▸ **Problem to solve**
Include the line containing "const yDomain = [-0.1101, 0.0268];" and all lines before it, repeated exactly from the listing below, without pictures.

** BEGIN **

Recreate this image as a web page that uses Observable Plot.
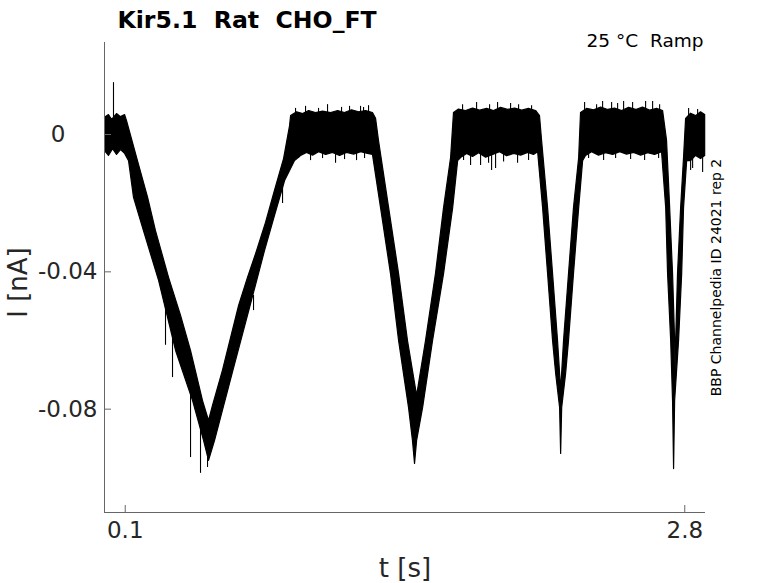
<!DOCTYPE html>
<html><head><meta charset="utf-8">
<script src="https://cdn.jsdelivr.net/npm/d3@7"></script>
<script src="https://cdn.jsdelivr.net/npm/@observablehq/plot@0.6"></script>
<style>body{margin:0;background:#fff} #chart svg{display:block}</style>
</head><body><div id="chart"></div><script>
// ---- data (t in s, I in nA) ----
const title = "Kir5.1\u00a0\u00a0Rat\u00a0\u00a0CHO_FT";
const subtitle = "25 \u00b0C\u00a0\u00a0Ramp";
const sideNote = "BBP Channelpedia ID 24021 rep 2";
const xLabel = "t [s]";
const yLabel = "I [nA]";
const xTicks = [0.1, 2.8];
const yTicks = [0, -0.04, -0.08];
const xDomain = [0, 2.9];
const yDomain = [-0.1101, 0.0268];

// upper envelope of the noisy current trace
const topT = [0.000,0.019,0.034,0.058,0.077,0.097,0.106,0.159,0.208,0.246,0.309,0.367,0.415,0.473,0.502,
  0.521,0.569,0.647,0.690,0.734,0.777,0.820,0.864,0.893,0.898,
  0.927,0.956,0.985,1.018,1.052,1.091,1.125,1.158,1.192,1.226,1.260,1.293,1.308,
  1.322,1.371,1.419,1.462,1.506,1.549,1.597,1.636,1.670,1.684,
  1.708,1.742,1.776,1.810,1.844,1.877,1.911,1.945,1.979,2.013,2.046,2.080,2.099,
  2.109,2.138,2.162,2.186,2.201,2.215,2.239,2.263,2.288,2.297,
  2.326,2.360,2.394,2.428,2.461,2.495,2.529,2.563,2.596,2.630,2.664,2.693,
  2.712,2.727,2.741,2.751,2.753,2.756,2.765,2.780,2.794,2.804,
  2.828,2.852,2.876,2.896];
const topI = [0.0050,0.0058,0.0044,0.0061,0.0052,0.0058,0.0041,-0.0076,-0.0183,-0.0280,-0.0416,-0.0527,-0.0629,-0.0775,-0.0833,
  -0.0789,-0.0687,-0.0498,-0.0416,-0.0338,-0.0256,-0.0163,-0.0070,0.0026,0.0055,
  0.0066,0.0061,0.0070,0.0064,0.0068,0.0064,0.0070,0.0064,0.0072,0.0066,0.0070,0.0064,0.0047,
  -0.0017,-0.0213,-0.0405,-0.0600,-0.0760,-0.0600,-0.0405,-0.0213,-0.0067,0.0064,
  0.0074,0.0070,0.0077,0.0071,0.0076,0.0070,0.0079,0.0073,0.0077,0.0071,0.0076,0.0070,0.0055,
  -0.0017,-0.0213,-0.0405,-0.0600,-0.0745,-0.0600,-0.0405,-0.0213,-0.0067,0.0064,
  0.0076,0.0072,0.0080,0.0073,0.0077,0.0070,0.0079,0.0073,0.0080,0.0071,0.0076,0.0070,
  -0.0017,-0.0213,-0.0405,-0.0600,-0.0687,-0.0600,-0.0405,-0.0213,-0.0067,0.0047,
  0.0062,0.0055,0.0066,0.0058];

// lower envelope of the noisy current trace
const botT = [0.000,0.019,0.039,0.058,0.077,0.097,0.116,0.140,0.188,0.261,0.343,0.425,0.478,0.502,0.531,0.560,0.623,0.709,0.772,0.820,0.869,0.917,0.946,
  0.975,1.004,1.033,1.067,1.100,1.134,1.168,1.202,1.236,1.269,1.293,
  1.332,1.380,1.419,1.467,1.486,1.496,1.506,1.535,1.583,1.636,1.680,1.704,1.718,
  1.747,1.776,1.805,1.839,1.873,1.906,1.940,1.974,2.008,2.042,2.070,2.090,
  2.114,2.138,2.162,2.177,2.196,2.201,2.206,2.225,2.239,2.263,2.288,2.307,2.321,
  2.350,2.384,2.418,2.452,2.486,2.519,2.553,2.587,2.621,2.654,2.688,
  2.708,2.717,2.732,2.741,2.746,2.751,2.770,2.785,2.794,2.809,2.828,
  2.852,2.876,2.896];
const botI = [-0.0047,-0.0061,-0.0041,-0.0058,-0.0044,-0.0055,-0.0076,-0.0183,-0.0280,-0.0425,-0.0629,-0.0775,-0.0891,-0.0949,-0.0891,-0.0824,-0.0679,-0.0483,-0.0338,-0.0236,-0.0134,-0.0076,-0.0061,
  -0.0052,-0.0060,-0.0050,-0.0058,-0.0052,-0.0061,-0.0052,-0.0057,-0.0050,-0.0055,-0.0058,
  -0.0213,-0.0405,-0.0600,-0.0795,-0.0891,-0.0958,-0.0891,-0.0795,-0.0600,-0.0405,-0.0213,-0.0076,-0.0067,
  -0.0055,-0.0064,-0.0053,-0.0066,-0.0058,-0.0050,-0.0062,-0.0055,-0.0060,-0.0052,-0.0058,-0.0050,
  -0.0213,-0.0405,-0.0600,-0.0696,-0.0795,-0.0929,-0.0795,-0.0696,-0.0600,-0.0405,-0.0213,-0.0076,-0.0061,
  -0.0050,-0.0060,-0.0053,-0.0058,-0.0050,-0.0057,-0.0052,-0.0060,-0.0053,-0.0058,-0.0050,
  -0.0213,-0.0405,-0.0600,-0.0775,-0.0973,-0.0775,-0.0600,-0.0405,-0.0213,-0.0076,-0.0076,
  -0.0061,-0.0070,-0.0061];

// isolated noise spikes (start and tip of each spike)
const spikeT    = [0.0434, 0.2944, 0.3282, 0.4151, 0.4633, 0.4971, 0.7191, 0.8591, 1.2355, 1.7664, 1.8678, 1.9595, 2.4035, 2.5048, 2.6448, 2.8282,
  0.9218, 0.9701, 1.0328, 1.0762, 1.1438, 1.1824, 1.2500, 1.2741,
  0.9363, 0.9942, 1.0521, 1.1149, 1.1583, 1.2162, 1.2548,
  1.7278, 1.7954, 1.8581, 1.8967, 1.9981, 2.0608,
  1.7326, 1.8147, 1.8533, 1.8871, 1.9257, 1.9932, 2.0463,
  2.3166, 2.3745, 2.4469, 2.4759, 2.5483, 2.6110, 2.6786,
  2.3359, 2.4083, 2.4662, 2.5386, 2.6062, 2.6737,
  2.8185, 2.8620, 2.8378, 2.8861];
const spikeFrom = [0.0050,-0.0483,-0.0542,-0.0716,-0.0833,-0.0920,-0.0469,-0.0149, 0.0060,-0.0055,-0.0055, 0.0065, 0.0065, 0.0065, 0.0065,-0.0065,
  0.0060, 0.0060, 0.0060, 0.0060, 0.0060, 0.0060, 0.0060, 0.0060,
  -0.0050,-0.0050,-0.0050,-0.0050,-0.0050,-0.0050,-0.0050,
  0.0065, 0.0065, 0.0065, 0.0065, 0.0065, 0.0065,
  -0.0050,-0.0050,-0.0050,-0.0050,-0.0050,-0.0050,-0.0050,
  0.0065, 0.0065, 0.0065, 0.0065, 0.0065, 0.0065, 0.0065,
  -0.0050,-0.0050,-0.0050,-0.0050,-0.0050,-0.0050,
  0.0055, 0.0055,-0.0060,-0.0060];
const spikeTo   = [0.0151,-0.0614,-0.0708,-0.0941,-0.0987,-0.0970,-0.0513,-0.0201, 0.0082,-0.0090,-0.0105, 0.0090, 0.0096, 0.0096, 0.0096,-0.0105,
  0.0076, 0.0082, 0.0076, 0.0087, 0.0079, 0.0082, 0.0079, 0.0084,
  -0.0070,-0.0076,-0.0070,-0.0084,-0.0073,-0.0076,-0.0070,
  0.0087, 0.0093, 0.0087, 0.0093, 0.0087, 0.0084,
  -0.0076,-0.0090,-0.0084,-0.0099,-0.0080,-0.0084,-0.0076,
  0.0093, 0.0087, 0.0093, 0.0090, 0.0093, 0.0096, 0.0087,
  -0.0070,-0.0076,-0.0070,-0.0073,-0.0076,-0.0070,
  0.0076, 0.0073,-0.0099,-0.0111];

// ---- build tables ----
const band = topT.map((t, i) => ({t, I: topI[i]}))
  .concat(botT.map((t, i) => ({t, I: botI[i]})).reverse());
const spikes = spikeT.map((t, i) => ({t, from: spikeFrom[i], to: spikeTo[i]}));

const axisGray = "#666";
const textCol = "#262626";
const fmt = d => d === 0 ? "0" : d.toFixed(2);

const chart = Plot.plot({
  width: 778, height: 583,
  marginLeft: 104, marginRight: 73, marginTop: 42, marginBottom: 71,
  style: {fontFamily: "DejaVu Sans", background: "#fff", color: textCol},
  x: {domain: xDomain},
  y: {domain: yDomain},
  marks: [
    Plot.line(band, {x: "t", y: "I", fill: "black", stroke: "black", strokeWidth: 1.2}),
    Plot.ruleX(spikes, {x: "t", y1: "from", y2: "to", stroke: "black", strokeWidth: 1.1}),
    Plot.ruleX([xDomain[0]], {stroke: axisGray}),
    Plot.ruleY([yDomain[0]], {stroke: axisGray}),
    Plot.tickX(xTicks, {x: d => d, insetTop: 463, stroke: axisGray}),
    Plot.tickY(yTicks, {y: d => d, insetRight: 594, stroke: axisGray}),
    Plot.axisX(xTicks, {tickSize: 0, tickPadding: 9, fontSize: 23, label: null, tickFormat: d => String(d), fill: textCol}),
    Plot.axisY(yTicks.filter(d => d === 0), {tickSize: 0, tickPadding: 39, fontSize: 23, label: null, tickFormat: fmt, fill: textCol}),
    Plot.axisY(yTicks.filter(d => d !== 0), {tickSize: 0, tickPadding: 7, fontSize: 23, label: null, tickFormat: fmt, fill: textCol}),
    Plot.text([title], {text: d => d, frameAnchor: "top-left", dx: 13, dy: -15, textAnchor: "start", lineAnchor: "bottom", fontSize: 23.6, fontWeight: "bold", fill: "black"}),
    Plot.text([subtitle], {text: d => d, frameAnchor: "top-right", dx: -2, dy: 4, textAnchor: "end", lineAnchor: "bottom", fontSize: 18.5, fill: "black"}),
    Plot.text([sideNote], {text: d => d, frameAnchor: "right", dx: 11, rotate: -90, textAnchor: "middle", lineAnchor: "middle", fontSize: 14, fill: "black"}),
    Plot.text([yLabel], {text: d => d, frameAnchor: "left", dx: -86, dy: 5, rotate: -90, textAnchor: "middle", lineAnchor: "middle", fontSize: 26, fill: textCol}),
    Plot.text([xLabel], {text: d => d, frameAnchor: "bottom", dy: 56, textAnchor: "middle", lineAnchor: "middle", fontSize: 26, fill: textCol})
  ]
});
document.getElementById("chart").append(chart);
</script></body></html>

** END **

▸ **Solution to this exercise**
Recreate this image as a web page that uses Observable Plot.
<!DOCTYPE html>
<html><head><meta charset="utf-8">
<script src="https://cdn.jsdelivr.net/npm/d3@7"></script>
<script src="https://cdn.jsdelivr.net/npm/@observablehq/plot@0.6"></script>
<style>body{margin:0;background:#fff} #chart svg{display:block}</style>
</head><body><div id="chart"></div><script>
// ---- data (t in s, I in nA) ----
const title = "Kir5.1\u00a0\u00a0Rat\u00a0\u00a0CHO_FT";
const subtitle = "25 \u00b0C\u00a0\u00a0Ramp";
const sideNote = "BBP Channelpedia ID 24021 rep 2";
const xLabel = "t [s]";
const yLabel = "I [nA]";
const xTicks = [0.1, 2.8];
const yTicks = [0, -0.04, -0.08];
const xDomain = [0, 2.9];
const yDomain = [-0.1101, 0.0268];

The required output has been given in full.